Swartzbaugh will discuss “Getting into the Right Kind of Trouble and Back Out Again” at 6:30 p.m. in the Community Foundation Theater in the Graham Gund Gallery, 101 College Dr. The speech is free and the public is encouraged to attend.

He founded the nonprofit organizations Genesis Network in 2007 and Kid Launch in 2008 to develop international human rights projects. Swartzbaugh is the executive director of the Genesis Network, which is based in Providence, R.I., and takes advantage of social media to help drive projects that include economic development, school construction, and orphan protection. Kid Launch, based in Thailand, pushes education, advocacy, and support for children in impoverished areas around the world.

“I intend to change this world and will die trying,” he told a reporter for a Brown University publication in 2009. “So long as there is one person who is abused, suppressed, subjugated, or discriminated against, I have my work cut out for me.”

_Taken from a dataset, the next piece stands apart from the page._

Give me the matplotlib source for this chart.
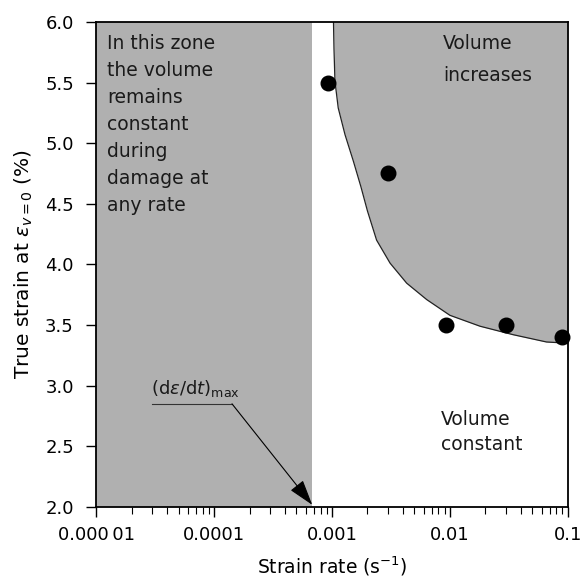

Swartzbaugh has worked with the United States Agency for International Development and the United Nations Development Programme and spent time in Vietnam and Thailand, where he took part in tsunami disaster relief. He participated in the Reserve Officer Training Program while at Brown University. Swartzbaugh speaks six languages.

The talk by Swartzbaugh is sponsored by Kenyon’s Innovation Greenhouse. “Adam and his team have taken a lot of the tools originally developed in the context of start-ups and used them to do a lot of good, very quickly, on very limited resources,” said Scott Gosnell, Innovation Greenhouse program coordinator.

“He’s also had what a recent Fast Company article referred to as a ‘quicksilver career’: success in many rapidly changing areas. He’s a national cycling champion, Ivy League graduate, Army Ranger … who has built schools in Thailand, dug wells in Haiti, done conflict resolution in Africa, and is still picking up speed. That’s really impressive.”